- [Task details]: Select the lines that contain "matplotlib" and copy each of them.

::: Entries provided

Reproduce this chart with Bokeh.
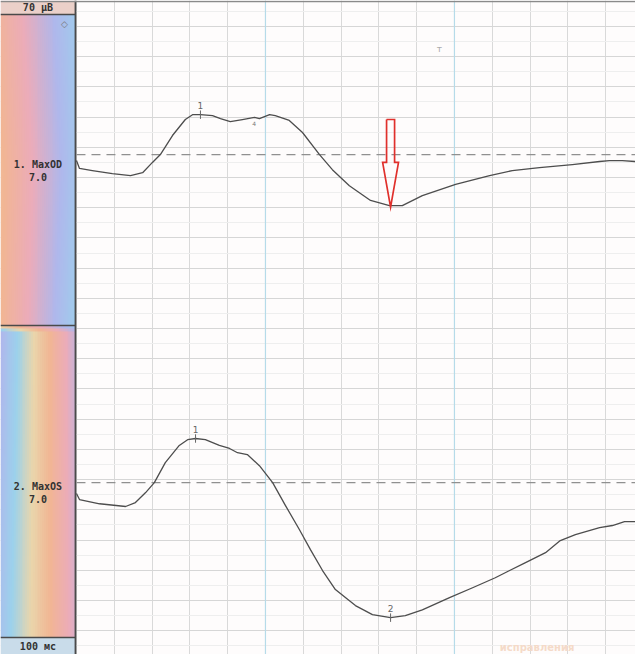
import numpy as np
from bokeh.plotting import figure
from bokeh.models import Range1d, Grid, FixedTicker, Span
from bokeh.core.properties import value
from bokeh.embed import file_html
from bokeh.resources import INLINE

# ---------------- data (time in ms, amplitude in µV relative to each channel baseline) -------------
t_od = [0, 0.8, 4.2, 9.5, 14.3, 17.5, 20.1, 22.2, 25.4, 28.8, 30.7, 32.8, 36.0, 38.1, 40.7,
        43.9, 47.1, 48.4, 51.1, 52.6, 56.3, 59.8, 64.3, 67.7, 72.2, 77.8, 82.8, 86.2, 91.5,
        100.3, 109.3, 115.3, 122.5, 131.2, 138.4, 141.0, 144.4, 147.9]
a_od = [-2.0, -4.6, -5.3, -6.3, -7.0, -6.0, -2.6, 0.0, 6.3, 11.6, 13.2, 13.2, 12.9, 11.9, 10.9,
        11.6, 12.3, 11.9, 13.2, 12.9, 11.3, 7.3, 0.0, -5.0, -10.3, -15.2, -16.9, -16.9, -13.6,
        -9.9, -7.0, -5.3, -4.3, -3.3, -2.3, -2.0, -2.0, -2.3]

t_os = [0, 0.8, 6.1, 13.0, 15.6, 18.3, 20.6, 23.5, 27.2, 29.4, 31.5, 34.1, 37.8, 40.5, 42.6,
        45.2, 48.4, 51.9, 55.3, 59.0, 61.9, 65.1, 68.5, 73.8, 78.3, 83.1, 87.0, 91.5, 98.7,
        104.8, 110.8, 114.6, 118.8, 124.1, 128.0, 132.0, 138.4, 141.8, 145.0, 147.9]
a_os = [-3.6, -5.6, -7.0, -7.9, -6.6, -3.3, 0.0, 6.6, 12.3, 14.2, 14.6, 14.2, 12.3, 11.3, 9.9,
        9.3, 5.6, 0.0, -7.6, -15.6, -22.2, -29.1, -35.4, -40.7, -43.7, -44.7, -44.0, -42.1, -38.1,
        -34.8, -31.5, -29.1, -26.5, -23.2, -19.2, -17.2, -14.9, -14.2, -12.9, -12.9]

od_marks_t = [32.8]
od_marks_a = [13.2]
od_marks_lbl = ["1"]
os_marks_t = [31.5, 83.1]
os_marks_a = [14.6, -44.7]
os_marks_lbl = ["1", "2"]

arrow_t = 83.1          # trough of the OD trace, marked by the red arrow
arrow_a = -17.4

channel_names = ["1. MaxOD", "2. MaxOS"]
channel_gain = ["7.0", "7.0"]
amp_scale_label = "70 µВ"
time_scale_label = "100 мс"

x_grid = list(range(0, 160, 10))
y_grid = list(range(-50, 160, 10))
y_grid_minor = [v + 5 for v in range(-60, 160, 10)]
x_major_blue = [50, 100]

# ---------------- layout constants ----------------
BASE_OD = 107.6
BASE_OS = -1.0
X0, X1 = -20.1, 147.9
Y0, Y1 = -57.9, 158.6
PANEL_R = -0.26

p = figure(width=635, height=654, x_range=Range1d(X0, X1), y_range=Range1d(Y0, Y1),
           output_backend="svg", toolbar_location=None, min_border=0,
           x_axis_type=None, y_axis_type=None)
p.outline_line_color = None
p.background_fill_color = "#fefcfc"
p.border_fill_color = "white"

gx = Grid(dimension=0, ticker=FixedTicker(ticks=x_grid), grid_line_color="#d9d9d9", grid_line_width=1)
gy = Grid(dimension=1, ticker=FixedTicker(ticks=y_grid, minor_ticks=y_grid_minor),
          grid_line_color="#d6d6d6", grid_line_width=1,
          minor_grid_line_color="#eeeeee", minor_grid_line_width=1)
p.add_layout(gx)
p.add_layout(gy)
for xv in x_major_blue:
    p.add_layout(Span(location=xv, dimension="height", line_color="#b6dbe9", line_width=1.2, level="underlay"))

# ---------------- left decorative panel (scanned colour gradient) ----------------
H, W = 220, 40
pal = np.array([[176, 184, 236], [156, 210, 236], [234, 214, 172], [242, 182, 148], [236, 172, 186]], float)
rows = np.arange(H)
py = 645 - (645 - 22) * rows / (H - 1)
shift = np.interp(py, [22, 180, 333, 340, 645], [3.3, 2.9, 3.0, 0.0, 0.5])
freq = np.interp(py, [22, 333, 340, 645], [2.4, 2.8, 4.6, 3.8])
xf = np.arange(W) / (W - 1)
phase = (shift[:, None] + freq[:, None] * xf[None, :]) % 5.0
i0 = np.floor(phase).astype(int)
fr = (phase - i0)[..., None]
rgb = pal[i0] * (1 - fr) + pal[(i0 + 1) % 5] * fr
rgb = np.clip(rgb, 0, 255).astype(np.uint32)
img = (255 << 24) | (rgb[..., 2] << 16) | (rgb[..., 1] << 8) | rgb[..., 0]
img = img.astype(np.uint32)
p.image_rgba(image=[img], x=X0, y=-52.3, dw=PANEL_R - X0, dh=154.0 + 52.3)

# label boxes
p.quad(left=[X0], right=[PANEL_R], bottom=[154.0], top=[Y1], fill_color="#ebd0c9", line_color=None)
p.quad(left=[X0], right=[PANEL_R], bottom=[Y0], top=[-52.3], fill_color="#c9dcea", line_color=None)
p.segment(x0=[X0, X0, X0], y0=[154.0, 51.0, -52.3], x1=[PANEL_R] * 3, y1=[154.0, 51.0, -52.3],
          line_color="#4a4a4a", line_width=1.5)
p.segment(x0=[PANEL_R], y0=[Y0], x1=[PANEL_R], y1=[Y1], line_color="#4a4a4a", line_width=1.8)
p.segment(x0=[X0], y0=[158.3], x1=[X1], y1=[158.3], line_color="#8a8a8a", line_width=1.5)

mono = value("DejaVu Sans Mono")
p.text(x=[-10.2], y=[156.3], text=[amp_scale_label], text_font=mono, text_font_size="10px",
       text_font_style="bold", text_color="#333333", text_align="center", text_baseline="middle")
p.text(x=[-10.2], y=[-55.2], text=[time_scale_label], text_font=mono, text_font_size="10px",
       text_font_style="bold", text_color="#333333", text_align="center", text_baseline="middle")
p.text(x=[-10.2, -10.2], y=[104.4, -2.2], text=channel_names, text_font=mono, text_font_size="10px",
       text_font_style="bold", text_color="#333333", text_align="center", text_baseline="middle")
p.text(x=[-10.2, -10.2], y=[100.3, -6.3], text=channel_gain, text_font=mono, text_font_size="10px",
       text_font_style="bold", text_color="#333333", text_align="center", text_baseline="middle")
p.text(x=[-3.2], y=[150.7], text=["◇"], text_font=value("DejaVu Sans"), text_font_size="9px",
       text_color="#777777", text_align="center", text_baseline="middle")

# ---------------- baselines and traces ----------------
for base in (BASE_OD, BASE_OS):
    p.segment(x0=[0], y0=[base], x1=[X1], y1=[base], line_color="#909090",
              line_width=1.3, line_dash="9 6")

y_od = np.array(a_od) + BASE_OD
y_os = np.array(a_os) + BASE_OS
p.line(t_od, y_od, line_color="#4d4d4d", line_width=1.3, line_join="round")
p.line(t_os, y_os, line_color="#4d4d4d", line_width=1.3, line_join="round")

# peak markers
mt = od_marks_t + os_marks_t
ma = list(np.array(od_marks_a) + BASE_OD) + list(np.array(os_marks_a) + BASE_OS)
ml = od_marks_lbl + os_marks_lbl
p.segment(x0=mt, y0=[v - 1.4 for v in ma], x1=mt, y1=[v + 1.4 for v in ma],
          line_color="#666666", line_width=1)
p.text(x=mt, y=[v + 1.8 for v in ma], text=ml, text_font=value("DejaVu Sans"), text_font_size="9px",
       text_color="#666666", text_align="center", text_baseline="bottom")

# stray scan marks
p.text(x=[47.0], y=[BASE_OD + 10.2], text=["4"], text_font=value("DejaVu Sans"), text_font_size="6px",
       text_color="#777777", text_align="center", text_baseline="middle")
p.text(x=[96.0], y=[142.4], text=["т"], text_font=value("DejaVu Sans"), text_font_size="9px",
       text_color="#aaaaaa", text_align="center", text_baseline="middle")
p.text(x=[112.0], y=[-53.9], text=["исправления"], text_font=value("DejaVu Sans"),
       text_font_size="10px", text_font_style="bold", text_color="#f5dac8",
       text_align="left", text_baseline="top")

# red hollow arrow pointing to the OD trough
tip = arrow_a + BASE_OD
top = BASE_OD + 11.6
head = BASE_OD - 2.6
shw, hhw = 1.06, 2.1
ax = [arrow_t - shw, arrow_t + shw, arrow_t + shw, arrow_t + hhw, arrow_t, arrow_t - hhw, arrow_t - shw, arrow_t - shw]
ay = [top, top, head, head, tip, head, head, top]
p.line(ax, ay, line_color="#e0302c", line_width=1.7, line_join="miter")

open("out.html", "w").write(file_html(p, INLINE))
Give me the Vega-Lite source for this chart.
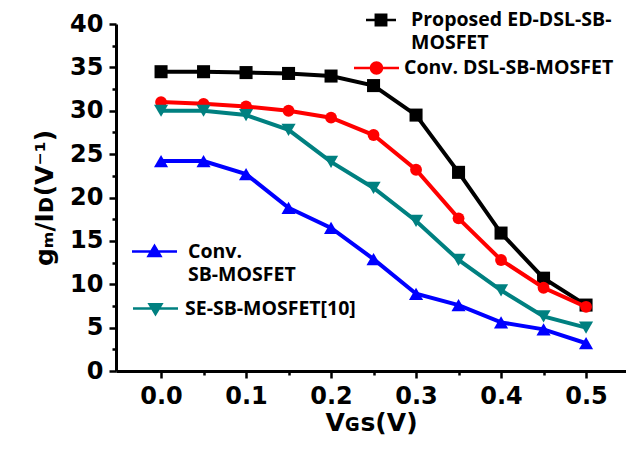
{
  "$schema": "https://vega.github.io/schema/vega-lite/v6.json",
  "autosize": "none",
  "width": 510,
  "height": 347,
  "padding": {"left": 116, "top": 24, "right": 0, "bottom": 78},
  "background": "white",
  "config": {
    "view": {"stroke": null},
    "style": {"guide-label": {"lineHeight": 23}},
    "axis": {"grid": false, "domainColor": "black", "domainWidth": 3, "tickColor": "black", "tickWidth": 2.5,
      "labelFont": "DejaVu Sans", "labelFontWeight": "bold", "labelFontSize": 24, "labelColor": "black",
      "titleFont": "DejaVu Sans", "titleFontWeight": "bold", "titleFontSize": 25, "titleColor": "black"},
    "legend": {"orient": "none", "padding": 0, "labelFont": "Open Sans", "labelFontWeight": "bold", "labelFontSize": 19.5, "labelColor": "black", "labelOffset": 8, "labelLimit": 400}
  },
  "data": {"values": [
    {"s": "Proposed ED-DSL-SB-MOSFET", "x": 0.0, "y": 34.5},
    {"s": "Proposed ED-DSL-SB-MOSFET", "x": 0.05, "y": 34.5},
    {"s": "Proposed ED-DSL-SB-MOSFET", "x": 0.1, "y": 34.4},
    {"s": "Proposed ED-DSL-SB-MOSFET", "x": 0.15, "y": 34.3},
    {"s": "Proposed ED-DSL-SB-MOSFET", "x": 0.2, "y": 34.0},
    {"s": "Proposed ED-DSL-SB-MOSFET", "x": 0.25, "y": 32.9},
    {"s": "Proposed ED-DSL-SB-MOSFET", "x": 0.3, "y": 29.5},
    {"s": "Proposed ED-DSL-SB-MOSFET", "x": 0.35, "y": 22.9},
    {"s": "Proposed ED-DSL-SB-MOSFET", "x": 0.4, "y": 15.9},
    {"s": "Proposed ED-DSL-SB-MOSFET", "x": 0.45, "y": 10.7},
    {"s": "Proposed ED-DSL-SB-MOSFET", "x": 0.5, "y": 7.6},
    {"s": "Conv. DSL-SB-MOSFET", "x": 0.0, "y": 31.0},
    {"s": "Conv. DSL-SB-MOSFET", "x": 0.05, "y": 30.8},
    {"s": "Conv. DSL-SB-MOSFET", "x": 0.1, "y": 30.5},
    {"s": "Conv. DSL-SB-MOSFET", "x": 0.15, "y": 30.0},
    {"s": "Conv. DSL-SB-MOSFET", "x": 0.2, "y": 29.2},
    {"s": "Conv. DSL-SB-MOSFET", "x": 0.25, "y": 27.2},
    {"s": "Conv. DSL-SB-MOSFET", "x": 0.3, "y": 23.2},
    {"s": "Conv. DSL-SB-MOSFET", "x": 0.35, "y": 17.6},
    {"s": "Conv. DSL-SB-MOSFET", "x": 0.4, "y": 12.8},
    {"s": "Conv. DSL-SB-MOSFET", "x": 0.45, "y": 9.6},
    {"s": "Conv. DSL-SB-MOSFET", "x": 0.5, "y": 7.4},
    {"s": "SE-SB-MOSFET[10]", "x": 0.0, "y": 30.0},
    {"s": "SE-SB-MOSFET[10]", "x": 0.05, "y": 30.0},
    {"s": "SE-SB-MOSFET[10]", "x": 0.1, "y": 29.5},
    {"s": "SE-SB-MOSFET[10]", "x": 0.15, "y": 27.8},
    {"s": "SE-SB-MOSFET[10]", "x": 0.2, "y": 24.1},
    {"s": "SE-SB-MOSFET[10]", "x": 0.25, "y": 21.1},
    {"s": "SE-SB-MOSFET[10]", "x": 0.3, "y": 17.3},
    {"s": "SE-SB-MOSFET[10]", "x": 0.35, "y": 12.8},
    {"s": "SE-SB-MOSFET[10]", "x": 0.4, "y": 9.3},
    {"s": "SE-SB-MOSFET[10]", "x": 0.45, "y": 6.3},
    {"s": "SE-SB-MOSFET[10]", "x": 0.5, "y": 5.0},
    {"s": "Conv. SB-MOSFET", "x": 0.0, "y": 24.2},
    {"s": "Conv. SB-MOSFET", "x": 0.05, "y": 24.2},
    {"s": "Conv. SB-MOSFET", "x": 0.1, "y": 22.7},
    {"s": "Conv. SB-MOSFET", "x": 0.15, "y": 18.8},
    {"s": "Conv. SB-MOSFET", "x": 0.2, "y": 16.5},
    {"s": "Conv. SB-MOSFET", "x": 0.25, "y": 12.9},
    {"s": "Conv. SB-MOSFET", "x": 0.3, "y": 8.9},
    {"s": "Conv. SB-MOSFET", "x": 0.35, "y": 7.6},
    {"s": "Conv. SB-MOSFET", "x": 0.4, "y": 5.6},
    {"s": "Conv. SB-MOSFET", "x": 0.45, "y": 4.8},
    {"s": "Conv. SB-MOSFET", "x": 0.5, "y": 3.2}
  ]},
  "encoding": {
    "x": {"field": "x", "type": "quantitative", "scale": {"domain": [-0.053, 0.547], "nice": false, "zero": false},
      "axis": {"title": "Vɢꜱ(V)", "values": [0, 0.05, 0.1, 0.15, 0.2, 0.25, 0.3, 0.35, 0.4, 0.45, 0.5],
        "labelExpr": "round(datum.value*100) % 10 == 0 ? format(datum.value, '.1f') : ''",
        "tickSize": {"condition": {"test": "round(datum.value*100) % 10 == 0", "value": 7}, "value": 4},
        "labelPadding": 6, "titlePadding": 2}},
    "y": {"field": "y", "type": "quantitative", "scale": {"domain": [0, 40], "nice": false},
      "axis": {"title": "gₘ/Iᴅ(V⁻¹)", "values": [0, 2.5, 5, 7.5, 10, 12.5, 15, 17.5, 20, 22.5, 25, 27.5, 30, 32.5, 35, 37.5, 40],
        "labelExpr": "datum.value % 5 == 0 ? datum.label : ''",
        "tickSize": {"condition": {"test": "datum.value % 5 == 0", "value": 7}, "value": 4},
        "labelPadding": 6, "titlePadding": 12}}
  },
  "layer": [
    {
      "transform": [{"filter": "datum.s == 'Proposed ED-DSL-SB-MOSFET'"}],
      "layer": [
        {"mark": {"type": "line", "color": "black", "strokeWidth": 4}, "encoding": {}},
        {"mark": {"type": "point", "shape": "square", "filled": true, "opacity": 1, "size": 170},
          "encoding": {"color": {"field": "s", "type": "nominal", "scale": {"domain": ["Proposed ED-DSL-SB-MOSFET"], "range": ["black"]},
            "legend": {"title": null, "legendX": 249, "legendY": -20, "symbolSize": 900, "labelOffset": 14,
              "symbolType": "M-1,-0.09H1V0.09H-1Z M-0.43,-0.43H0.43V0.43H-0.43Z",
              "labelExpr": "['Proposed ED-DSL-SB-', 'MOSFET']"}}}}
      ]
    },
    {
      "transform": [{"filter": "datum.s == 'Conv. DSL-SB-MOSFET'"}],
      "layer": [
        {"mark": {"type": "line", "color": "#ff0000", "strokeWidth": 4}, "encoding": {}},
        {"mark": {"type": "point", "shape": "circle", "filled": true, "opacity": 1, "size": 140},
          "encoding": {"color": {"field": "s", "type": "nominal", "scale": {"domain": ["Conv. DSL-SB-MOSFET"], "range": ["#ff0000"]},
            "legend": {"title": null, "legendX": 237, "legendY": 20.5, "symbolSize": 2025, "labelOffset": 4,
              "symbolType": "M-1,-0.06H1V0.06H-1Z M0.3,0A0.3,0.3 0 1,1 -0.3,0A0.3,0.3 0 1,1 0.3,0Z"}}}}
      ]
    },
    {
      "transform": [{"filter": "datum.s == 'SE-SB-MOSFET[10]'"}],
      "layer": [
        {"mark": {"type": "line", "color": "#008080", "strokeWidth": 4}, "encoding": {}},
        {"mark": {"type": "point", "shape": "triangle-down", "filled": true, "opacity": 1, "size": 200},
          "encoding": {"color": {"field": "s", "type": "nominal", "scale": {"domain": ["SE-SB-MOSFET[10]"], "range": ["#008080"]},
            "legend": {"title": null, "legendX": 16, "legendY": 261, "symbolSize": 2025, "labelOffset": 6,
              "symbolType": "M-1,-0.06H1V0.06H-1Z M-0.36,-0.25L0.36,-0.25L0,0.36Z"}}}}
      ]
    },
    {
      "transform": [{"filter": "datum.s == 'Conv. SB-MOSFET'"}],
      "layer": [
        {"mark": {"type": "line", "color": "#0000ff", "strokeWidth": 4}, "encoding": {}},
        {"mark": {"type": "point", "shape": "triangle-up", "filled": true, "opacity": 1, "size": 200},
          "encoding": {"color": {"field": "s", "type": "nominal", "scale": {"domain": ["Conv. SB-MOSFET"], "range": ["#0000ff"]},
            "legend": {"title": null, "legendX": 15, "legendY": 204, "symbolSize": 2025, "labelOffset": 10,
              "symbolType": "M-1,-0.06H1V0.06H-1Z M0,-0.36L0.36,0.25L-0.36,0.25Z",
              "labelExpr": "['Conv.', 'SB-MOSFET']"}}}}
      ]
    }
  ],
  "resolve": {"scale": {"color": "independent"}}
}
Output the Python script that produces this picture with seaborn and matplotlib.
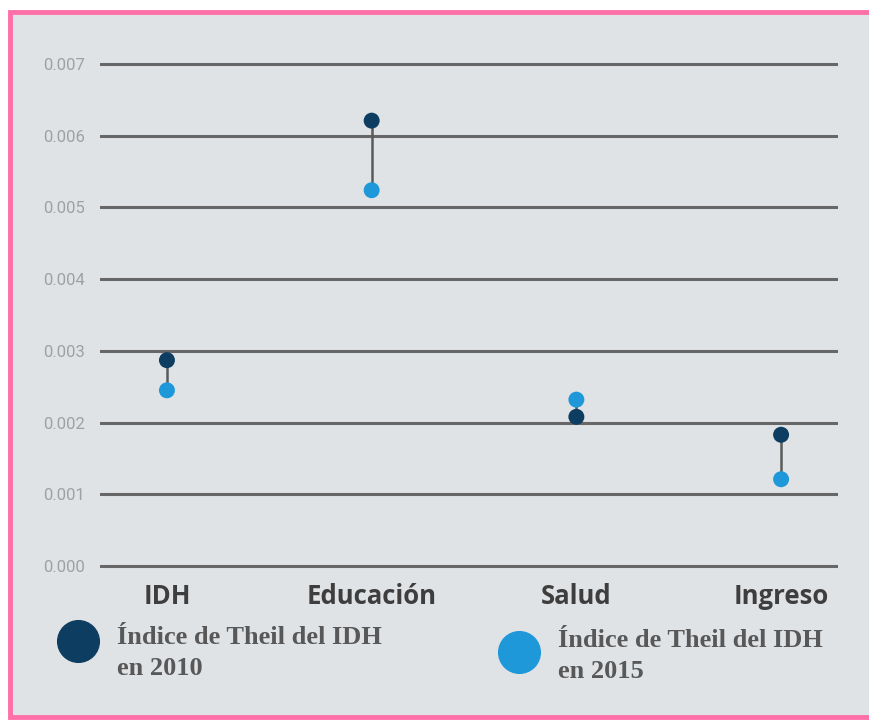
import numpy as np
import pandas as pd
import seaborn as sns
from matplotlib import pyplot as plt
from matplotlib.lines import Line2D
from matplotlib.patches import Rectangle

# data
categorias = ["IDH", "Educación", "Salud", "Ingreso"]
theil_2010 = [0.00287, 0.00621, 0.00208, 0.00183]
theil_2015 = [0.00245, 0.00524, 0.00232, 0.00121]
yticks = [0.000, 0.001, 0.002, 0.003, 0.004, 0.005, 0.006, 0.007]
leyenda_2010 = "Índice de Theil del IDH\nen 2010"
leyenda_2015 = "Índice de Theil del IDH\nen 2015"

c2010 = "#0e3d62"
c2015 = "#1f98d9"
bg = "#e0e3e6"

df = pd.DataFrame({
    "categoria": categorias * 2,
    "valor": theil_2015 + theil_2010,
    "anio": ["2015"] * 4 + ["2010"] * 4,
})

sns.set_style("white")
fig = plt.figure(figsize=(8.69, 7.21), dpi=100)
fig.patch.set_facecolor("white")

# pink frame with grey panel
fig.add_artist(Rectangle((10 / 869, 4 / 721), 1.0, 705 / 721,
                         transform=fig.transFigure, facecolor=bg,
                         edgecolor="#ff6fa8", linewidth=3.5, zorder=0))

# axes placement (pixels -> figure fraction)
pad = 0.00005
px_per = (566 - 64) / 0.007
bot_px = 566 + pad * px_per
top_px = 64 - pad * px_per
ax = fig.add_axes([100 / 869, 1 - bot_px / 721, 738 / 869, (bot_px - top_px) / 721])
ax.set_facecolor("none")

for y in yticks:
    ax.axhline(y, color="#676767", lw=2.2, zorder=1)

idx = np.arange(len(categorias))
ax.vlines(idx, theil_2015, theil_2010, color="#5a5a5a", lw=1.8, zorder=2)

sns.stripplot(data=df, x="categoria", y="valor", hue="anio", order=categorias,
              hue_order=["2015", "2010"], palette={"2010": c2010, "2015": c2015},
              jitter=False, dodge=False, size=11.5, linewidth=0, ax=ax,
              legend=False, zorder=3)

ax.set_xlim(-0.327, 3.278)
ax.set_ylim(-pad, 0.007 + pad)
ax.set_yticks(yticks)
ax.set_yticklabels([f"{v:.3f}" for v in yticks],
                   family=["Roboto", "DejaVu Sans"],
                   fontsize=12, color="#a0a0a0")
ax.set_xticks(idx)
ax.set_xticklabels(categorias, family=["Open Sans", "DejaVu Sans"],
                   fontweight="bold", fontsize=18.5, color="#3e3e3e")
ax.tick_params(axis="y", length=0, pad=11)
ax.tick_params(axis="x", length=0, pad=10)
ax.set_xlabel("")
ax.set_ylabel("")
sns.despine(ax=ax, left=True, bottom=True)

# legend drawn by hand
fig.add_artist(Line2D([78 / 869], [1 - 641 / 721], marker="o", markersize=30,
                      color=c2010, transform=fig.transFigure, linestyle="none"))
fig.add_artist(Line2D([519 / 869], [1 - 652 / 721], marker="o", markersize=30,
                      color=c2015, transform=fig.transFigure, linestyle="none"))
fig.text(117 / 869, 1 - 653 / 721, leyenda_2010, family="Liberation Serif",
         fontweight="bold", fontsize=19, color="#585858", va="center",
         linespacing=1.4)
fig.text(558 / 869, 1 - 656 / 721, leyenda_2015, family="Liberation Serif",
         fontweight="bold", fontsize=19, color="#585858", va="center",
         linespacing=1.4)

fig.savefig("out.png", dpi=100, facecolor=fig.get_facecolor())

::::::

- [Result for this task]:
Output the Python script that produces this picture with seaborn and matplotlib.
from matplotlib import pyplot as plt
from matplotlib.lines import Line2D
from matplotlib.patches import Rectangle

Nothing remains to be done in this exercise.